There’s not much in the way of complexity transforming Lockdown to robot mode. The arms are carefully arranged at the rear of the vehicle and can be a little annoying to get back into position going back to the vehicle mode, but work as they’re supposed to. It’s the legs that I have the problem with. They split away from the sides of the vehicle, fold and then the whole lower section rotates around to match up with the front of the robot. Now, the joints used at the legs are a new engineering development for the Animated line. The hip joints are a mix of ball joints encased in a section that allows the thigh of the robot to twist in the necessary direction to get the leg all worked out. Whereas on previous toys, this kind of swivel joint was fully encased, here a section is exposed. The point of this being that because the turns you have to rotate the sides of the vehicle through to form the legs occur at a point where there is very little clearance, so the legs are designed with a sort of failsafe whereby if you end up popping the leg off the socket , it can simply be reattached. This happened on my example but I have discovered that unlike with the balljoints whereby if things pop off, you pop it back on and its all fine, this half encased swivel joint is never quite the same again after reattaching, and now poor Lockdown’s leg falls off every time you have to tuck up the front of the vehicle to form the thigh. It’s very annoying and I can’t understand why, even if slotted correctly back onto the joint it keeps dropping off now every time you touch it. It’s a right pain the backside. Whether it’s some weakness in the structure of the plastics where the round section of the joint connects to the housing in the leg, I’m not sure, but given some of the quality control issues that plagued other figures in the range, one does wonder.

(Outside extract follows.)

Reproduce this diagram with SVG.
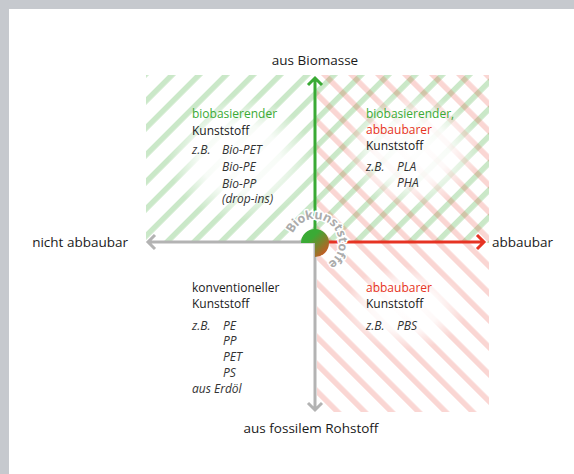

Despite leg problems, Lockdown’s robot mode is excellent, in terms of design, if not without a few niggly problems. The tallest deluxe figure, Lockdown towers over the Decepticons that he’s allied with and comes up to neck height on the Leader Class Megatron figure, which rather puts to shame some of the Voyager scaled figures some of whom aren’t much bigger than a Deluxe. The robot mode has an interesting shape. It’s this thin, triangular shaped thing with a long neck, gnagly arms and massive legs. It sounds awful but it works. So long as you don’t do much with him. Because of his design and the engineering required, Lockdown’s leg articulation is pretty much non-exsistant. He can move his legs at the hip, allowing him to goose-step, but he doesn’t really have any knees. The fold of the car parts by the bonnet do give him a joint there, but it looks silly if you use this to try and pose him as it looks like his legs are all broken. The arms have the full range of motion you’d expect in a modern Transformer toy, but the hands are, unfortunately a bit of a fub. They swing out of the inside of those housings in the wrists, but irritatingly they do not ‘lock’ into position and just flop about on an axle angled inwards at his hips. They also carry over the rubbish Beast Wars design flaw of having fixed open hands that look awkward whenever you move his arms. It’s a shame he doesn’t come with another weapon accessory to cover his other arm, as once covered up by that hook/ gun weapon, things are much improved.

A flawed figure, Lockdown isn’t quite as good as he should be. A little more time spent refining some small areas would have massively improved the figure. I can live without the articulation in the legs, but just would have loved some improved joints at the hips and wrists. With those minor improvements, Lockdown would have been a top figure, as it is, the minor problems he does have overshadow all the good work done realising the guy in 3D.